-- Start --

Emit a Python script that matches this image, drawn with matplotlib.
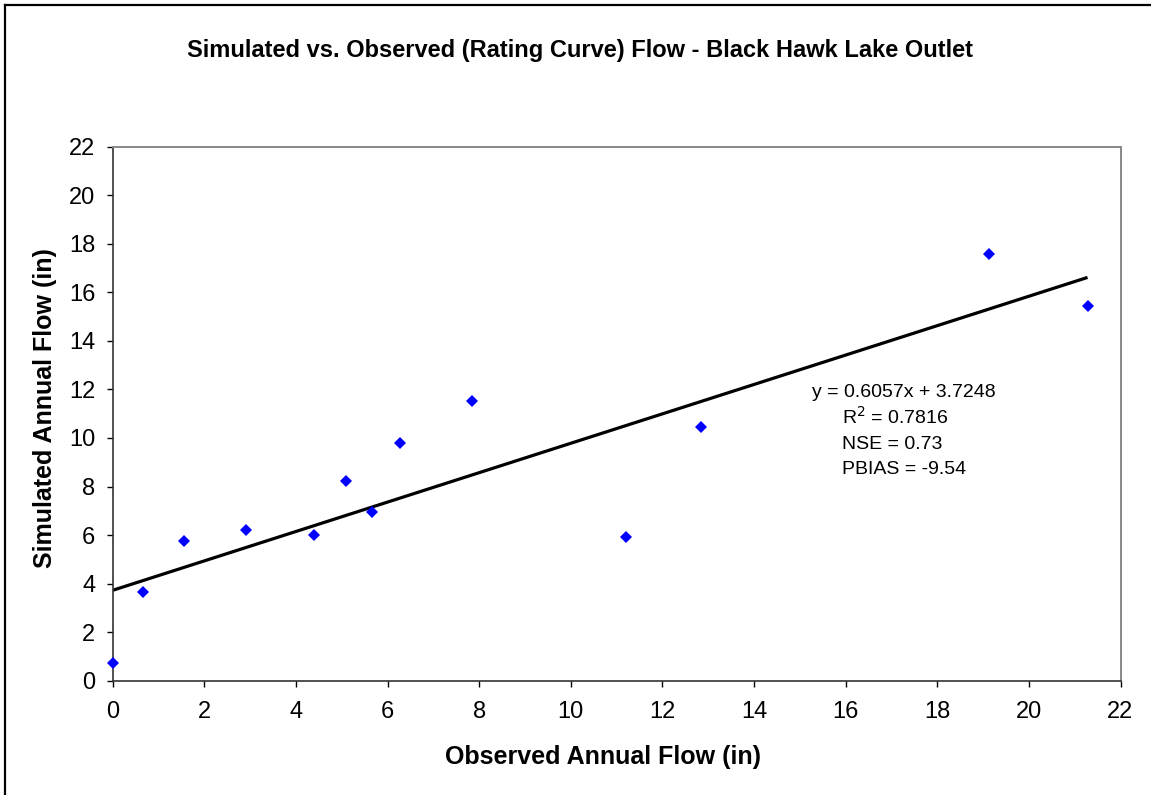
import matplotlib
matplotlib.use("Agg")
import matplotlib.pyplot as plt
from matplotlib.lines import Line2D

plt.rcParams['font.family'] = ['Liberation Sans', 'DejaVu Sans']

# Annual flows (inches)
observed = [0.00, 0.67, 1.56, 2.90, 4.40, 5.09, 5.67, 6.27, 7.85, 11.20, 12.84, 19.13, 21.28]
simulated = [0.73, 3.64, 5.76, 6.20, 6.00, 8.23, 6.94, 9.79, 11.51, 5.93, 10.45, 17.58, 15.44]

slope = 0.6057
intercept = 3.7248
stats_lines = ["R$^2$ = 0.7816", "NSE = 0.73", "PBIAS = -9.54"]

x_ticks = list(range(0, 23, 2))
y_ticks = list(range(0, 23, 2))

W, H = 1151, 795
fig = plt.figure(figsize=(W / 100, H / 100), dpi=100)
fig.patch.set_facecolor('white')

# chart-area frame
fig.add_artist(Line2D([4.5 / W, 4.5 / W], [0, 1 - 4.5 / H], color='black', lw=1.6, transform=fig.transFigure))
fig.add_artist(Line2D([4.5 / W, 1], [1 - 4.5 / H, 1 - 4.5 / H], color='black', lw=1.6, transform=fig.transFigure))

left, right = 112.7 / W, 1120.5 / W
bottom, top = 1 - 680.7 / H, 1 - 146.7 / H
ax = fig.add_axes([left, bottom, right - left, top - bottom])

ax.set_xlim(0, 22)
ax.set_ylim(0, 22)
ax.set_xticks(x_ticks)
ax.set_yticks(y_ticks)
ax.tick_params(direction='out', length=4.5, width=1, colors='black', labelsize=17)
ax.tick_params(axis='y', pad=8)
ax.tick_params(axis='x', pad=10)

for side in ('left', 'bottom'):
    ax.spines[side].set_color('#333333')
    ax.spines[side].set_linewidth(1.2)
for side in ('top', 'right'):
    ax.spines[side].set_color('#888888')
    ax.spines[side].set_linewidth(1.4)

# trend line across the observed range
x_fit = [min(observed), max(observed)]
y_fit = [slope * v + intercept for v in x_fit]
ax.plot(x_fit, y_fit, color='black', lw=2.3, solid_capstyle='butt', zorder=2)

ax.plot(observed, simulated, linestyle='none', marker='D', markersize=6.2,
        markerfacecolor='#0000FF', markeredgewidth=0, zorder=3, clip_on=False)

fig.text(580 / W, 1 - 50 / H,
         "Simulated vs. Observed (Rating Curve) Flow - Black Hawk Lake Outlet",
         ha='center', va='center', fontsize=17, fontweight='bold')
fig.text(603 / W, 1 - 757 / H, "Observed Annual Flow (in)",
         ha='center', va='center', fontsize=18, fontweight='bold')
fig.text(45 / W, 1 - 408 / H, "Simulated Annual Flow (in)",
         ha='center', va='center', fontsize=18, fontweight='bold', rotation=90)

fig.text(812 / W, 1 - 397 / H, f"y = {slope}x + {intercept}",
         ha='left', va='baseline', fontsize=14)
for i, yb in enumerate([423.5, 449.0, 474.5]):
    fig.text(842 / W, 1 - yb / H, stats_lines[i], ha='left', va='baseline', fontsize=14)

fig.savefig('out.png', dpi=100, facecolor='white')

-- End --

Each line that holds the word "matplotlib" is to be copied.

Emit a Python script that matches this image, drawn with matplotlib.
import matplotlib
matplotlib.use("Agg")
import matplotlib.pyplot as plt
from matplotlib.lines import Line2D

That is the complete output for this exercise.